Now given contour is $c:|z+1|=1$ (circle)
with centre at $z_0=-1=(-1,0)$ and raddius $=1$
So only $z=-1$ lies inside ${}^{\prime }{c}^{\prime }$
$R=\underset{(z=-1)}{Resf\left(z\right)}=\underset{z\to -1}{lim}(z+1)f\left(z\right)$

$={lim}_{z\to -1}\left[\right(z+1\left)\frac{z^2}{(z^4-1)}\right]$ $\left(\frac{0}{0}\text{from}\right)$
$=={lim}_{z\to -1}\left(\frac{3z^2+2z}{4z^3}\right)=-\frac{1}{4}$
Hence by Cauch's residue theorem.
${\oint }_{c}f\left(z\right)dz=2\pi i\left[R\right]=-\frac{\pi i}{2}$

Method II:
$\int \frac{Z^2}{Z^4-1}dz=\int \frac{Z^2}{(Z^2-1)(Z^2+1)}dz$
$\frac{1}{2}{\int }_c(\frac{1}{(Z^2-1)}+\frac{1}{(Z^2+1)})dz$
$I=\frac{1}{2}\int \frac{1}{Z^2-1}+\frac{1}{2}\oint \frac{1}{Z^2+1}dz$
$Cis|Z+1|=1$
$=\frac{1}{2}\oint =\frac{1}{(Z-1)(Z+1)}dz+=\frac{1}{2}\int =\frac{1}{(Z+i)(z-i)}dz$
$=\frac{1}{2}{\int }_c\frac{\left(\frac{1}{Z_1}\right)}{(Z+1)}dz+0$
[$\because$ Only $z=-1$ lies inside $C$.]

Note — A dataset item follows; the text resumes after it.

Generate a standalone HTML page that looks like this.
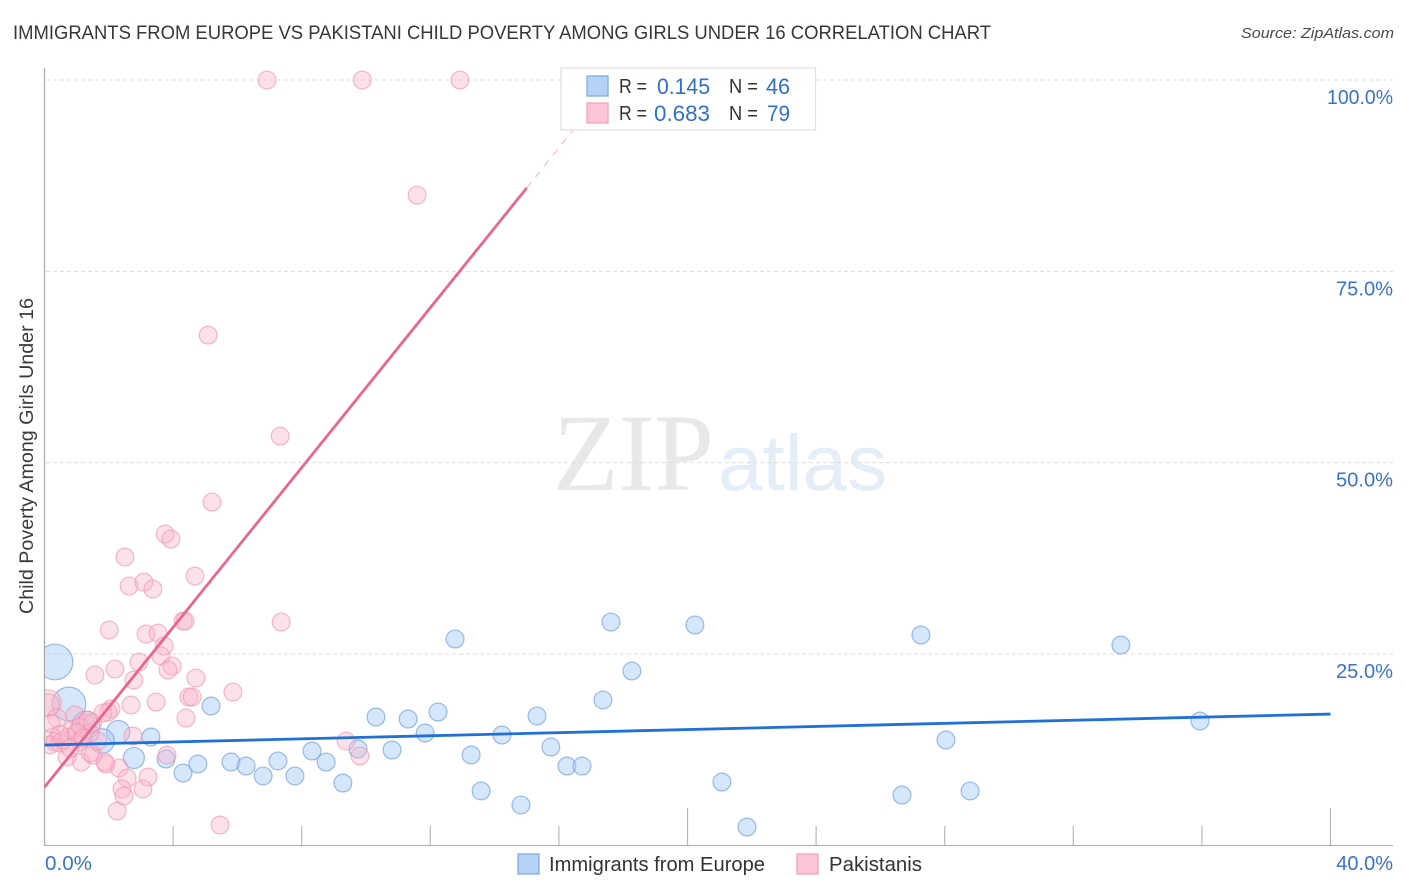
<!DOCTYPE html>
<html lang="en">
<head>
<meta charset="utf-8">
<title>Immigrants from Europe vs Pakistani Child Poverty Correlation Chart</title>
<style>
html,body{margin:0;padding:0;background:#fff;}
svg{display:block;font-family:"Liberation Sans",sans-serif;}
</style>
</head>
<body>
<svg id="chart" xmlns="http://www.w3.org/2000/svg" width="1406" height="892" viewBox="0 0 1406 892">
  <defs>
    <clipPath id="plot-clip"><rect x="45" y="60" width="1350" height="786"/></clipPath>
  </defs>
  <rect x="0" y="0" width="1406" height="892" fill="#ffffff"/>
  <text x="13" y="39" font-size="19.5" fill="#34383c" textLength="978" lengthAdjust="spacingAndGlyphs">IMMIGRANTS FROM EUROPE VS PAKISTANI CHILD POVERTY AMONG GIRLS UNDER 16 CORRELATION CHART</text>
  <text x="1394" y="38" font-size="15" font-style="italic" fill="#4a4a4a" text-anchor="end" textLength="153" lengthAdjust="spacingAndGlyphs">Source: ZipAtlas.com</text>
  <text x="553" y="490" font-size="110" font-family="'Liberation Serif',serif" fill="#e8e8e8" textLength="161" lengthAdjust="spacingAndGlyphs">ZIP</text>
  <text x="718" y="490" font-size="79" fill="#e5edf8" textLength="169" lengthAdjust="spacingAndGlyphs">atlas</text>
  <g id="grid"></g>
  <g id="axes"></g>
  <g id="europe-points" clip-path="url(#plot-clip)"></g>
  <g id="pakistani-points" clip-path="url(#plot-clip)"></g>
  <g id="trends"></g>
  <g id="ticklabels"></g>
  <text transform="translate(33,614) rotate(-90)" x="0" y="0" font-size="19" fill="#3a3a3a" textLength="316" lengthAdjust="spacingAndGlyphs">Child Poverty Among Girls Under 16</text>

  <g>
    <rect x="561" y="68" width="254.5" height="62" fill="#ffffff" fill-opacity="0.93" stroke="#dfdfdf" stroke-width="1.2"/>
    <rect x="587" y="76" width="21" height="20" fill="#b5d2f6" stroke="#83ace0" stroke-width="1.3"/>
    <rect x="587" y="103" width="21" height="20" fill="#fcc5d6" stroke="#f2a3bb" stroke-width="1.3"/>
    <text x="619" y="93" font-size="20" fill="#333333" textLength="28" lengthAdjust="spacingAndGlyphs">R =</text>
    <text x="657" y="94" font-size="22" fill="#2f6fd0" textLength="53" lengthAdjust="spacingAndGlyphs">0.145</text>
    <text x="729" y="93" font-size="20" fill="#333333" textLength="29" lengthAdjust="spacingAndGlyphs">N =</text>
    <text x="766" y="94" font-size="22" fill="#2f6fd0" textLength="24" lengthAdjust="spacingAndGlyphs">46</text>
    <text x="619" y="120" font-size="20" fill="#333333" textLength="28" lengthAdjust="spacingAndGlyphs">R =</text>
    <text x="654" y="121" font-size="22" fill="#2f6fd0" textLength="56" lengthAdjust="spacingAndGlyphs">0.683</text>
    <text x="729" y="120" font-size="20" fill="#333333" textLength="29" lengthAdjust="spacingAndGlyphs">N =</text>
    <text x="767" y="121" font-size="22" fill="#2f6fd0" textLength="23" lengthAdjust="spacingAndGlyphs">79</text>
  </g>

  <g>
    <rect x="518" y="854" width="21" height="20" fill="#b5d2f6" stroke="#83ace0" stroke-width="1.3"/>
    <text x="549" y="871" font-size="20" fill="#333333" textLength="216" lengthAdjust="spacingAndGlyphs">Immigrants from Europe</text>
    <rect x="797" y="854" width="21" height="20" fill="#fcc5d6" stroke="#f2a3bb" stroke-width="1.3"/>
    <text x="829" y="871" font-size="20" fill="#333333" textLength="93" lengthAdjust="spacingAndGlyphs">Pakistanis</text>
  </g>
</svg>

<script>
const yTicks = [25, 50, 75, 100];
const yTickLabels = ["25.0%", "50.0%", "75.0%", "100.0%"];
const xTicks = [4, 8, 12, 16, 20, 24, 28, 32, 36, 40];
const xMajorTicks = [20, 40];
const xEndLabels = ["0.0%", "40.0%"];

const europeX = [0.33,0.76,1.29,2.29,1.79,3.31,2.78,5.18,3.78,4.31,4.77,5.80,6.27,6.80,7.26,7.79,8.32,8.76,9.28,9.75,10.81,10.31,11.31,11.84,12.24,13.27,13.58,14.23,14.82,15.32,15.75,16.25,16.72,17.37,18.27,17.62,12.77,20.23,21.07,21.85,26.67,27.26,28.04,28.79,33.48,35.94];
const europeY = [23.95,18.46,15.72,14.80,13.63,14.15,11.41,18.20,11.28,9.45,10.62,10.88,10.36,9.06,11.02,9.06,12.32,10.88,8.14,12.58,12.45,16.76,16.50,14.67,17.42,11.80,7.10,14.41,5.27,16.90,12.84,10.36,10.36,18.99,22.77,29.18,26.96,28.79,8.27,2.39,6.57,27.48,13.76,7.10,26.17,16.24];
const europeWeight = [4,3.6,2.4,1.7,1.9,1,1.4,1,1,1,1,1,1,1,1,1,1,1,1,1,1,1,1,1,1,1,1,1,1,1,1,1,1,1,1,1,1,1,1,1,1,1,1,1,1,1];

const pakistaniX = [6.92,9.88,12.92,11.59,5.09,7.33,5.21,3.75,3.93,2.50,2.63,3.09,3.37,4.68,4.31,4.37,7.36,2.01,3.16,3.53,3.72,3.62,2.94,3.97,3.84,2.19,1.57,2.78,4.71,5.86,4.49,4.59,3.47,2.69,4.40,0.11,0.11,0.39,2.07,1.98,2.75,1.82,9.81,9.38,3.81,2.32,2.57,3.22,3.06,2.41,2.47,2.26,5.46,1.91,1.88,1.14,0.70,1.51,1.42,0.26,0.33,0.48,0.58,0.86,0.95,1.26,1.10,1.35,1.66,0.73,0.17,1.10,1.42,0.20,0.48,1.00,1.50,0.80,1.20];
const pakistaniY = [100,100,100,84.96,66.66,53.46,44.85,40.67,40.02,37.67,33.88,34.40,33.49,35.19,29.31,29.31,29.18,28.13,27.61,27.74,26.04,24.74,23.95,23.43,22.91,23.04,22.25,21.60,21.86,20.03,19.38,19.38,18.72,18.33,16.63,18.59,18.33,16.63,17.81,17.42,14.28,17.29,11.67,13.63,11.80,10.10,8.79,8.92,7.36,7.36,6.44,4.48,2.65,10.62,10.88,10.88,11.54,11.80,12.06,14.15,13.50,13.37,13.76,15.07,17.03,15.98,15.46,16.37,13.63,14.15,13.11,13.50,14.67,15.90,14.50,14.70,16.00,12.70,14.00];
const pakistaniWeight = [1,1,1,1,1,1,1,1,1,1,1,1,1,1,1,1,1,1,1,1,1,1,1,1,1,1,1,1,1,1,1,1,1,1,1,2.2,1.6,1.1,1,1,1,1,1,1,1,1,1,1,1,1,1,1,1,1,1,1,1,1,1,1,1,1,1,1,1,1,1,1,1,1,1,1,1,1,1,1,1,1,1];

const europeTrendX = [0, 40];
const europeTrendY = [13.1, 17.15];
const pakistaniTrendX = [0, 15];
const pakistaniTrendY = [7.6, 85.9];
const pakistaniDashX = [15, 17.5];
const pakistaniDashY = [85.9, 99];

const NS = "http://www.w3.org/2000/svg";
const xScale = function (v) { return 44.5 + v * 32.15; };
const yScale = function (v) { return 845.3 - v * 7.653; };

function make(tag, attrs, parent) {
  const el = document.createElementNS(NS, tag);
  Object.keys(attrs).forEach(function (k) { el.setAttribute(k, attrs[k]); });
  parent.appendChild(el);
  return el;
}

const grid = document.getElementById("grid");
const axes = document.getElementById("axes");
const labels = document.getElementById("ticklabels");

yTicks.forEach(function (t, i) {
  const line = make("line", {x1: 46, x2: 1393, y1: yScale(t), y2: yScale(t), stroke: "#dddddd", "stroke-width": 1, "stroke-dasharray": "4 3"}, grid);
  
  
  const label = make("text", {x: 1393, y: yScale(t) + 24, "font-size": 20, fill: "#3a73cf", "text-anchor": "end", textLength: yTickLabels[i].length > 5 ? 66 : 57, lengthAdjust: "spacingAndGlyphs"}, labels);
  
  
  label.textContent = yTickLabels[i];
});

const yAxis = make("line", {x1: 44.5, x2: 44.5, y1: 68, y2: 845.5, stroke: "#adadad", "stroke-width": 1.3}, axes);


const xAxis = make("line", {x1: 44, x2: 1393, y1: 845.5, y2: 845.5, stroke: "#b5b5b5", "stroke-width": 1.3}, axes);



xTicks.forEach(function (t) {
  const major = xMajorTicks.indexOf(t) >= 0;
  const tick = make("line", {x1: xScale(t), x2: xScale(t), y1: major ? 808 : 826, y2: 845, stroke: "#b8b8b8", "stroke-width": 1.2}, axes);
  
  
});

const xStart = make("text", {x: 45, y: 870, "font-size": 20, fill: "#3a73cf", textLength: 47, lengthAdjust: "spacingAndGlyphs"}, labels);


xStart.textContent = xEndLabels[0];
const xEnd = make("text", {x: 1393, y: 870, "font-size": 20, fill: "#3a73cf", "text-anchor": "end"}, labels);


xEnd.textContent = xEndLabels[1];

const europeGroup = document.getElementById("europe-points");
europeX.forEach(function (v, i) {
  const c = make("circle", {cx: xScale(v), cy: yScale(europeY[i]), r: 8.9 * Math.sqrt(europeWeight[i]), fill: "#a9cdf7", "fill-opacity": 0.48, stroke: "#6f9fe0", "stroke-opacity": 0.7, "stroke-width": 1.2}, europeGroup);
  
  
});

const pakistaniGroup = document.getElementById("pakistani-points");
pakistaniX.forEach(function (v, i) {
  const c = make("circle", {cx: xScale(v), cy: yScale(pakistaniY[i]), r: 8.9 * Math.sqrt(pakistaniWeight[i]), fill: "#f9b4ca", "fill-opacity": 0.4, stroke: "#f095b0", "stroke-opacity": 0.65, "stroke-width": 1.2}, pakistaniGroup);
  
  
});

const trends = document.getElementById("trends");
const pakDash = make("line", {x1: xScale(pakistaniDashX[0]), y1: yScale(pakistaniDashY[0]), x2: xScale(pakistaniDashX[1]), y2: yScale(pakistaniDashY[1]), stroke: "#ec7c9f", "stroke-width": 1, "stroke-dasharray": "7 7", "stroke-opacity": 0.6}, trends);


const pakLine = make("line", {x1: xScale(pakistaniTrendX[0]), y1: yScale(pakistaniTrendY[0]), x2: xScale(pakistaniTrendX[1]), y2: yScale(pakistaniTrendY[1]), stroke: "#e8668f", "stroke-width": 2.8}, trends);


const euLine = make("line", {x1: xScale(europeTrendX[0]), y1: yScale(europeTrendY[0]), x2: xScale(europeTrendX[1]), y2: yScale(europeTrendY[1]), stroke: "#2170d8", "stroke-width": 2.8}, trends);


</script>
</body>
</html>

So 2nd integral becomes analytic and its's integral will be zero using cauchy integral theorem.
Now by Cauchy Integral formula,
$I=\frac{1}{2}2\pi i{\left[\frac{1}{Z-1}\right]}_{z=-1}$
$I=-\frac{\pi i}{2}$
Note: We can also use cauchy Residue theorem to evaluate above question.